We observed the location of EP250702a / GRB 250702B,D,E (Cheng et al., GCNs 40906, 40917; Fermi GBM Team, GCNs 40883, 40886, 40890; DeLaunay et al., GCN 40903; Frederiks et al., GCN 40914) with the Hubble Space Telescope on 15 July 2025. A total of 2196 s of observations were obtained using WFC3 and the F160W (broad-band H) filter. 


At the location of the infrared counterpart (Martin-Carrillo et al., GCN 40924; Levan et al., GCN 40961) we clearly resolve a galaxy, whose nucleus is offset 0.7” from the transient location. The galaxy has an edge-on morphology, and either a disturbed disc or prominent dust lane. The transient lies on the stellar field of this galaxy, and the low probability of chance alignment (0.05%: Levan et al., GCN 40961) strongly implies that EP250702a / GRB 250702BDE is indeed an extragalactic transient. A weak excess of emission over the smooth disc is present at the transient location, but it appears likely the flux is now dominated by galaxy light. 

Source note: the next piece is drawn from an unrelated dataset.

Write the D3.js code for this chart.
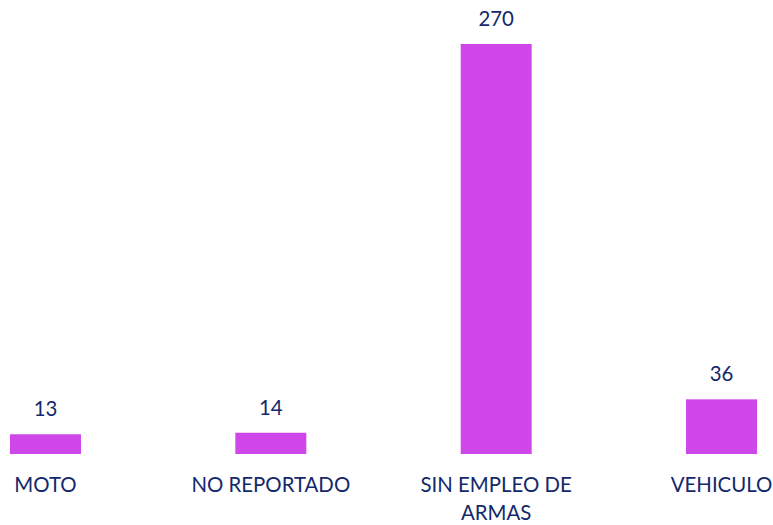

If extragalactic in origin the very long duration of the outburst is extremely unusual. Only relativistic TDEs have been seen to have such long-lived emission in gamma-rays. However, the non-nuclear nature of the transient is not in keeping with the expected location of a supermassive black hole, although is consistent with the expectations for white-dwarf - intermediate mass black hole disruptions.

We thank Bill Januszewski, Joel Green, Claus Leitherer and Jennifer Lotz for their rapid work in approving and scheduling these observations.